Maximum power developed by a lift

[MNWO]

Hi guys, I've been given a question where it asks me to work out : work done , the tension in lifting cable and the maximum power developed and the problem is that I don't know what the maximum power developed means. Isn't it the same as the work done ? If its not, then what's the formula to work out the maximum power developed? Here is the question just in case ;)
A lift cage of mass 539kg accelerates upwards from rest to a velocity of 6m/s whilst traveling a distance of 14m. The frictional resistance to motion is 205 N. Making use of the principle of the conservation of energy, determine: work done , the tension in lifting cable , the maximum power developed.

 

[sophiecentaur]

Power is rate of doing work.
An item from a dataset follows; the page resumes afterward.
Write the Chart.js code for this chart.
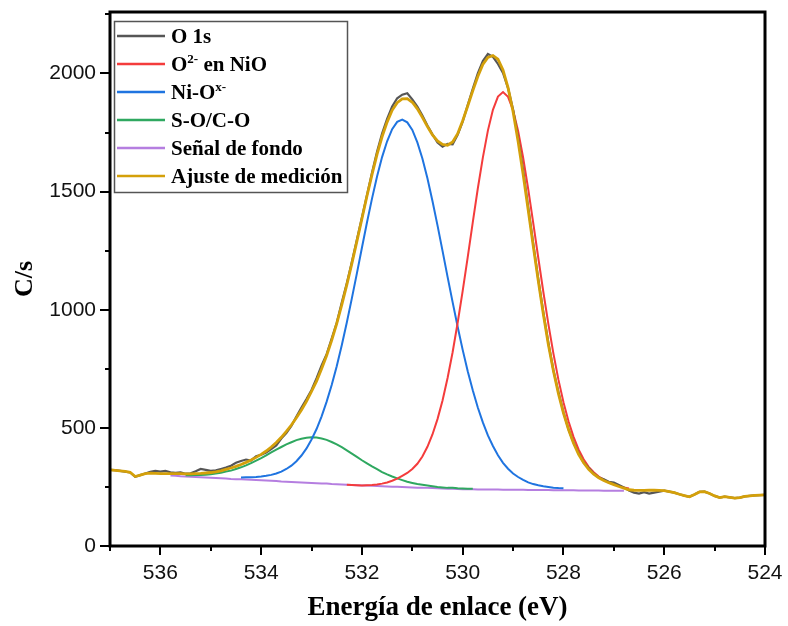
<!DOCTYPE html>
<html><head><meta charset="utf-8">
<script src="https://cdn.jsdelivr.net/npm/chart.js@4/dist/chart.umd.min.js"></script>
<style>html,body{margin:0;padding:0;background:#fff}</style>
</head><body>
<canvas id="c" width="788" height="626"></canvas>
<script>
// Binding energy grid (eV)
const energies = [
537.0,536.9,536.8,536.7,536.6,536.5,536.4,536.3,536.2,536.1,
536.0,535.9,535.8,535.7,535.6,535.5,535.4,535.3,535.2,535.1,
535.0,534.9,534.8,534.7,534.6,534.5,534.4,534.3,534.2,534.1,
534.0,533.9,533.8,533.7,533.6,533.5,533.4,533.3,533.2,533.1,
533.0,532.9,532.8,532.7,532.6,532.5,532.4,532.3,532.2,532.1,
532.0,531.9,531.8,531.7,531.6,531.5,531.4,531.3,531.2,531.1,
531.0,530.9,530.8,530.7,530.6,530.5,530.4,530.3,530.2,530.1,
530.0,529.9,529.8,529.7,529.6,529.5,529.4,529.3,529.2,529.1,
529.0,528.9,528.8,528.7,528.6,528.5,528.4,528.3,528.2,528.1,
528.0,527.9,527.8,527.7,527.6,527.5,527.4,527.3,527.2,527.1,
527.0,526.9,526.8,526.7,526.6,526.5,526.4,526.3,526.2,526.1,
526.0,525.9,525.8,525.7,525.6,525.5,525.4,525.3,525.2,525.1,
525.0,524.9,524.8,524.7,524.6,524.5,524.4,524.3,524.2,524.1,
524.0];

// O 1s measured counts
const o1sData = [
322,321,318,315,311,293,300,307,314,318,
315,318,312,310,312,306,308,316,326,322,
318,320,326,332,340,352,360,366,362,380,
386,396,410,425,455,478,508,548,586,622,
660,710,764,812,878,945,1030,1112,1202,1296,
1390,1485,1580,1668,1745,1808,1860,1895,1910,1916,
1890,1860,1822,1780,1742,1708,1690,1702,1700,1740,
1796,1866,1935,2000,2052,2082,2070,2040,2002,1938,
1848,1725,1590,1434,1280,1130,990,860,745,652,
566,495,438,392,353,330,306,290,282,272,
268,258,248,235,226,222,228,222,226,230,
234,230,226,219,213,208,218,229,230,222,
212,205,209,206,203,205,210,212,214,215,
216];

// Fitted envelope (Ajuste de medición)
const fitData = [
322,320,318,316,312,294,300,306,308,307,
306,306,306,306,306,305,305,306,307,309,
311,314,318,324,330,337,345,354,364,375,
388,402,419,438,460,485,512,543,576,612,
654,698,750,806,870,941,1020,1105,1195,1289,
1385,1481,1572,1657,1732,1794,1844,1876,1892,1893,
1878,1850,1814,1775,1740,1714,1700,1696,1710,1745,
1800,1862,1926,1987,2038,2068,2076,2060,2015,1940,
1838,1712,1572,1422,1270,1122,982,853,742,645,
562,493,435,388,352,325,304,289,277,268,
260,252,245,238,236,235,235,236,236,235,
234,230,226,219,213,208,218,229,230,222,
212,205,209,206,203,205,210,212,214,215,
216];

// O2- in NiO component, starting at 532.3 eV
const redStart = 532.3;
const redData = [
259,258,257,256,257,258,260,264,269,276,285,297,309,326,348,
379,420,472,537,616,711,820,945,1080,1223,
1370,1513,1644,1758,1846,1902,1921,1901,1845,1757,
1643,1511,1367,1220,1076,940,815,704,608,528,
462,409,367,335,312,294,281,268,261,254,
248,243];

// Ni-Ox- component, starting at 534.4 eV
const blueStart = 534.4;
const blueData = [
290,291,291,292,294,
297,301,307,315,326,340,359,383,413,451,
495,549,611,681,761,850,946,1048,1154,1262,
1369,1470,1564,1646,1713,1764,1795,1805,1793,1761,
1708,1640,1556,1460,1357,1249,1139,1032,928,830,
740,659,586,523,468,423,384,352,327,307,
292,280,269,262,257,253,250,247,245,244];

// S-O/C-O component, starting at 535.5 eV
const greenStart = 535.5;
const greenData = [
299,299,300,301,302,304,
307,310,315,319,326,333,341,351,361,372,
384,396,408,419,430,439,448,454,458,460,
459,455,449,440,430,418,405,391,377,363,
350,337,325,313,303,294,286,279,272,267,
262,259,256,253,250,248,246,246,244,243,
242,242];

// Background (Señal de fondo), starting at 535.8 eV
const bgStart = 535.8;
const bgData = [
298,297,295,294,293,292,291,290,289,
288,287,286,284,283,282,281,280,279,278,
277,276,275,273,272,271,270,269,268,267,
266,265,264,262,261,260,259,258,257,256,
256,255,254,253,252,251,251,250,249,248,
247,247,246,245,244,243,242,242,241,240,
240,240,239,239,239,239,239,238,238,238,
238,238,237,237,237,237,237,236,236,236,
236,236,235,235,235,235,235,234,234,234,
234,234];

const legendLabels = ['O 1s','O^{2-} en NiO','Ni-O^{x-}','S-O/C-O','Señal de fondo','Ajuste de medición'];
const xRange = [524, 537];
const yRange = [0, 2260];
const yTickValues = [0,250,500,750,1000,1250,1500,1750,2000,2250];
const yLabelValues = [0,500,1000,1500,2000];
const xTickValues = [537,536,535,534,533,532,531,530,529,528,527,526,525,524];
const xLabelValues = [536,534,532,530,528,526,524];

function pts(start, vals){
  const i0 = energies.findIndex(e => Math.abs(e - start) < 1e-6);
  return vals.map((v,i)=>({x: energies[i0+i], y: v}));
}
const full = vals => vals.map((v,i)=>({x: energies[i], y: v}));

const ticksPlugin = {
  id:'originTicks',
  afterDraw(chart){
    const ctx = chart.ctx, ca = chart.chartArea;
    const xs = chart.scales.x, ys = chart.scales.y;
    ctx.save();
    ctx.strokeStyle = '#000';
    ctx.lineWidth = 2;
    ys.ticks.forEach(t=>{
      const y = Math.round(ys.getPixelForValue(t.value));
      const len = yLabelValues.includes(t.value) ? 10 : 5;
      ctx.beginPath(); ctx.moveTo(ca.left - len, y); ctx.lineTo(ca.left, y); ctx.stroke();
    });
    xs.ticks.forEach(t=>{
      const x = Math.round(xs.getPixelForValue(t.value));
      const len = xLabelValues.includes(t.value) ? 9 : 5;
      ctx.beginPath(); ctx.moveTo(x, ca.bottom); ctx.lineTo(x, ca.bottom + len); ctx.stroke();
    });
    ctx.lineWidth = 3;
    ctx.strokeRect(ca.left, ca.top, ca.right - ca.left, ca.bottom - ca.top);
    ctx.restore();
  }
};

const legendPlugin = {
  id:'boxLegend',
  afterDraw(chart){
    const ctx = chart.ctx, ca = chart.chartArea;
    const x0 = ca.left + 4, y0 = ca.top + 9, w = 233, h = 171;
    ctx.save();
    ctx.fillStyle = '#fff'; ctx.fillRect(x0, y0, w, h);
    ctx.strokeStyle = '#555'; ctx.lineWidth = 1.5;
    ctx.strokeRect(x0 + .5, y0 + .5, w, h);
    legendLabels.forEach((lab, i)=>{
      const ds = chart.data.datasets[i];
      const cy = y0 + 15 + i * 28;
      ctx.strokeStyle = ds.borderColor; ctx.lineWidth = 2.5;
      ctx.beginPath(); ctx.moveTo(x0 + 3, cy); ctx.lineTo(x0 + 51, cy); ctx.stroke();
      let x = x0 + 57; const base = cy + 7;
      lab.split(/(\^\{[^}]*\})/).forEach(p=>{
        if (!p) return;
        const sup = p.startsWith('^{');
        const t = sup ? p.slice(2, -1) : p;
        ctx.font = sup ? 'bold 13px "Liberation Serif"' : 'bold 21px "Liberation Serif"';
        ctx.fillStyle = '#000'; ctx.textBaseline = 'alphabetic';
        ctx.fillText(t, x, sup ? base - 8 : base);
        x += ctx.measureText(t).width;
      });
    });
    ctx.restore();
  }
};

const line = (label, data, color, order, width) => ({
  label, data, borderColor: color, backgroundColor: color,
  borderWidth: width, pointRadius: 0, tension: 0, fill: false, order
});

new Chart(document.getElementById('c'), {
  type: 'line',
  data: {
    datasets: [
      line('O 1s', full(o1sData), '#565656', 2, 2.2),
      line('O2- en NiO', pts(redStart, redData), '#f43c3c', 3, 2),
      line('Ni-Ox-', pts(blueStart, blueData), '#1f74e0', 4, 2),
      line('S-O/C-O', pts(greenStart, greenData), '#2fa860', 5, 2),
      line('Señal de fondo', pts(bgStart, bgData), '#b57ee0', 6, 2),
      line('Ajuste de medición', full(fitData), '#d4a00a', 1, 2.8)
    ]
  },
  options: {
    responsive: false, animation: false, devicePixelRatio: 1,
    layout: { padding: { left: 0, right: 23, top: 12, bottom: 0 } },
    plugins: { legend: { display: false }, tooltip: { enabled: false } },
    scales: {
      x: {
        type: 'linear', reverse: true, min: xRange[0], max: xRange[1],
        grid: { display: false }, border: { display: false },
        afterBuildTicks: s => { s.ticks = xTickValues.map(v => ({ value: v })); },
        ticks: { autoSkip: false, maxRotation: 0, minRotation: 0, padding: 7,
          color: '#111', font: { family: 'Liberation Sans', size: 21 },
          callback: v => (xLabelValues.includes(v) ? String(v) : '') },
        title: { display: true, text: 'Energía de enlace (eV)', color: '#000',
          font: { family: 'Liberation Serif', size: 27, weight: 'bold' }, padding: { top: 0, bottom: 2 } },
        afterFit: s => { s.height = 80; s.paddingLeft = 0; s.paddingRight = 0; }
      },
      y: {
        type: 'linear', min: yRange[0], max: yRange[1],
        grid: { display: false }, border: { display: false },
        afterBuildTicks: s => { s.ticks = yTickValues.map(v => ({ value: v })); },
        ticks: { autoSkip: false, padding: 6,
          color: '#111', font: { family: 'Liberation Sans', size: 21 },
          callback: v => (yLabelValues.includes(v) ? String(v) : '') },
        title: { display: true, text: 'C/s', color: '#000',
          font: { family: 'Liberation Serif', size: 26, weight: 'bold' }, padding: { top: 10, bottom: 0 } },
        afterFit: s => { s.width = 110; s.paddingTop = 0; s.paddingBottom = 0; }
      }
    }
  },
  plugins: [ticksPlugin, legendPlugin]
});
</script>
</body></html>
But, of course, with a counterweight, during the actual climb, at uniform velocity, you would only need to be overcoming friction. Serious power is needed during the acceleration phase.

 

[NTW]

Another approach could be to assume that there's no counterweight. So, concerning work, you should remember two portions:

1) The work associated with the force of friction...
2) The increase in potential energy of the cage due to the climb...

And, concerning the tension in the lifting cable, I count three forces to be reckoned with... And to be calculated and added...

Although Sophiecentaur states that the climb is at uniform velocity, I understand, from the formulation, that the lift moves with a constant acceleration, so the power needed is uniform during the climb, and -knowing the acceleration and the distance- you could calculate the time needed. You know already the work done, and as power = work/time...

 

[sophiecentaur]

Another approach could be to assume that there's no counterweight. So, concerning work, you should remember two portions:

1) The work associated with the force of friction...
2) The increase in potential energy of the cage due to the climb...

And, concerning the tension in the lifting cable, I count three forces to be reckoned with... And to be calculated and added...

Although Sophiecentaur states that the climb is at uniform velocity, I understand, from the formulation, that the lift moves with a constant acceleration, so the power needed is uniform during the climb, and -knowing the acceleration and the distance- you could calculate the time needed. You know already the work done, and as power = work/time...

What would be the point of assuming no counterweight? What sort of engineer would miss out an all that free GPE every time the lift operates? But perhaps the question was written by a Physics Teacher. It would only need for the word "cage" to be changed into "load" and it would make sense for and Engineer and a Physicist.
It would be only the GPE of the load that is significant because the counterweight is chosen to be a bit heavier than the cage itself. But enough said.

As for the question. I reckon you just need to find the accelerating force needed and add it to the friction force. Then Power is Force times Speed. If the accelerating Force is constant and the speed is increasing, the maximum Power will be when it's going fastest.

 

[NTW]

Well, no counterweight is mentioned in the formulation. I know it's not a normal thing in lifts, but...

I have my solution to the problem, that I believe to be correct, but don't want to publish it now, until MNWO gives his...

 

[sophiecentaur]

Well, no counterweight is mentioned in the formulation. I know it's not a normal thing in lifts, but...

I have my solution to the problem, that I believe to be correct, but don't want to publish it now, until MNWO gives his...

You are right, of course, about the question itself. Science education is full of test questions that could be made much better with just a little extra thought.